また、主要な自動車メーカーの本拠地である欧州では、欧州連合(EU)の執行機関である欧州委員会(EC)が、世界で最も厳しいCO2規制を推奨し、欧州グリーンディール政策という大枠のもと、英国やフランスなどでは個別に電動化社会に対する厳しい達成目標を示す国も出てきた。

「ニッサンパビリオン」敷地内の、充電する「リーフ」をイメージした展示(筆者撮影)

「EVは規制ありき」とは、こうした世界各地での政治的な動きに対して、自動車メーカーが「従わざるをえない」という、自らが身動きしづらい状況を示した表現である。

そのため「まずは規制クリアに見合うだけ、EVやプラグインハイブリッド車などの電動車量産計画を実行するのは当然」という考えを持つ自動車メーカーが多い。その姿勢は、各方面と意見交換する中で、2020年夏時点でも変わっていないと感じる。ただし、最近は「規制ありき」以外の要因が目立つようになってきた。それは、「ESG投資」だ。 

企業経営としてのマストアイテム

日本の経済産業省によると、ESG投資とは「従来の財務情報だけでない環境(Environment)・社会(Social)・ガバナンス(Governance)要素も考慮した投資である」と説明している。

ESG投資という観点でのクルマの電動化は、自動車メーカーに限らずさまざまな産業で顕著になってきた。例えば、流通や物流業者、また自社で多くの業務車両を所有する大規模事業者の間でも議論が高まっている。

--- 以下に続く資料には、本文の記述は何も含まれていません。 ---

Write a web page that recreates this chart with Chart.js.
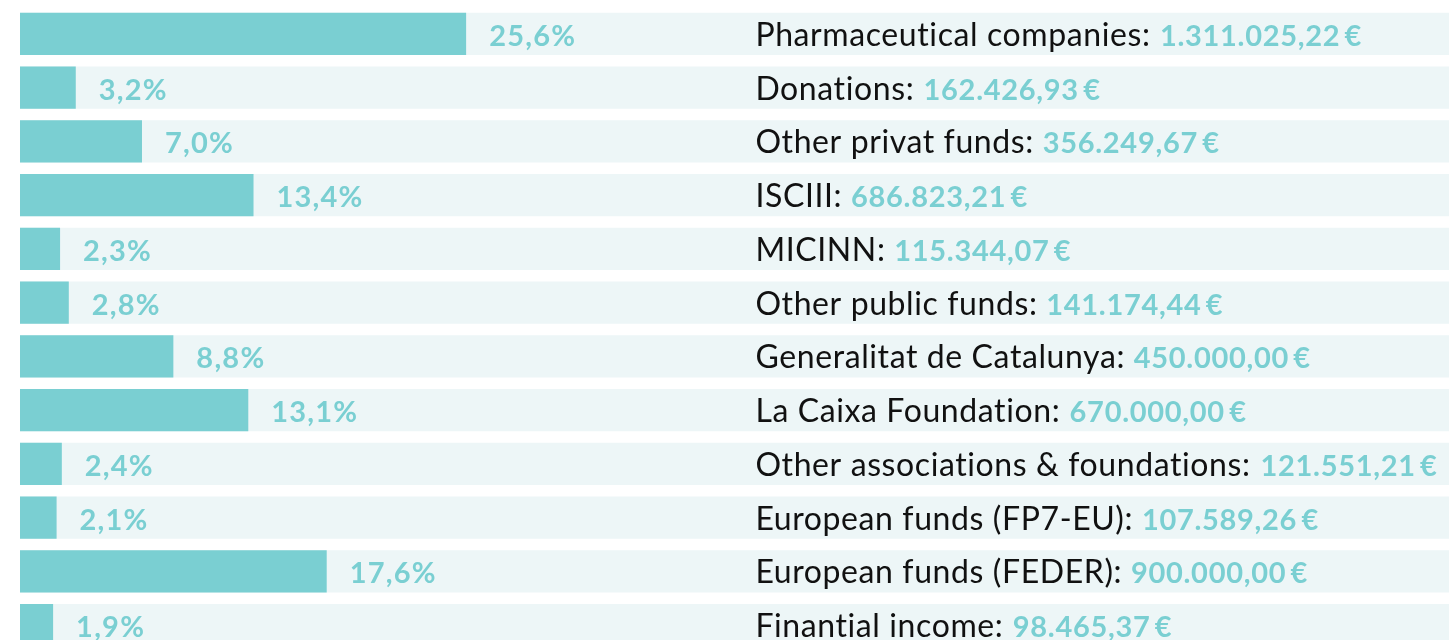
<!DOCTYPE html>
<html>
<head>
<meta charset="utf-8">
<script src="https://cdn.jsdelivr.net/npm/chart.js@4"></script>
<style>
  html, body { margin: 0; padding: 0; background: #ffffff; overflow: hidden; }
  #wrap { position: absolute; left: 0; top: 0; width: 1449px; height: 652px; }
</style>
</head>
<body>
<div id="wrap"><canvas id="c"></canvas></div>
<script>
const categories = ["Pharmaceutical companies", "Donations", "Other privat funds", "ISCIII", "MICINN", "Other public funds", "Generalitat de Catalunya", "La Caixa Foundation", "Other associations & foundations", "European funds (FP7-EU)", "European funds (FEDER)", "Finantial income"];
const percents = [25.6, 3.2, 7.0, 13.4, 2.3, 2.8, 8.8, 13.1, 2.4, 2.1, 17.6, 1.9];
const amounts = ["1.311.025,22", "162.426,93", "356.249,67", "686.823,21", "115.344,07", "141.174,44", "450.000,00", "670.000,00", "121.551,21", "107.589,26", "900.000,00", "98.465,37"];
const axisMax = 82;

const TEAL = "#7acfd2";
const BG = "#edf6f7";

function spacedWidth(ctx, text, sp) {
  // measure text width without relying on letterSpacing support in measureText
  const old = ctx.letterSpacing;
  ctx.letterSpacing = "0px";
  const w = ctx.measureText(text).width;
  ctx.letterSpacing = old;
  return w + sp * text.length;
}

const labelPlugin = {
  id: "labels",
  afterDatasetsDraw(chart) {
    const ctx = chart.ctx;
    const meta = chart.getDatasetMeta(0);
    const xs = chart.scales.x;
    ctx.save();
    ctx.textBaseline = "alphabetic";
    ctx.textAlign = "left";
    meta.data.forEach((bar, i) => {
      const y = bar.y + 12;
      // percent label
      ctx.font = "bold 29px Lato";
      ctx.letterSpacing = "1.2px";
      ctx.fillStyle = TEAL;
      ctx.fillText(percents[i].toFixed(1).replace(".", ",") + "%", bar.x + 23, y);
      // right label
      const tx = xs.getPixelForValue(42.2);
      ctx.font = "32px Lato";
      ctx.letterSpacing = "0.6px";
      ctx.fillStyle = "#111111";
      const name = categories[i] + ": ";
      ctx.fillText(name, tx, y);
      const w = spacedWidth(ctx, name, 0.6);
      ctx.font = "bold 29px Lato";
      ctx.letterSpacing = "0.7px";
      ctx.fillStyle = TEAL;
      ctx.fillText(amounts[i] + "\u2009€", tx + w, y);
    });
    ctx.restore();
  }
};

new Chart(document.getElementById("c"), {
  type: "bar",
  data: {
    labels: categories,
    datasets: [
      {
        data: percents,
        backgroundColor: TEAL,
        order: 0,
        grouped: false,
        barPercentage: 0.782,
        categoryPercentage: 1
      },
      {
        data: categories.map(() => axisMax),
        backgroundColor: BG,
        order: 1,
        grouped: false,
        barPercentage: 0.782,
        categoryPercentage: 1
      }
    ]
  },
  options: {
    indexAxis: "y",
    responsive: true,
    maintainAspectRatio: false,
    animation: false,
    layout: { padding: { left: 20, right: 0, top: 7, bottom: 0 } },
    plugins: { legend: { display: false }, tooltip: { enabled: false } },
    scales: {
      x: { display: false, min: 0, max: axisMax },
      y: { display: false }
    }
  },
  plugins: [labelPlugin]
});
</script>
</body>
</html>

日本では東京電力が中核となり、2020年5月に「電動車活用推進コンソーシアム」が、電力大手全社やトヨタ、日産、ホンダなど自動車大手が参画して立ち上がった。東京電力EV推進室によると「ESG投資に加えて、豪雨災害など防災レジリエンス(強靭化)の面でも業務車両の電動化への要望が多い」と指摘する。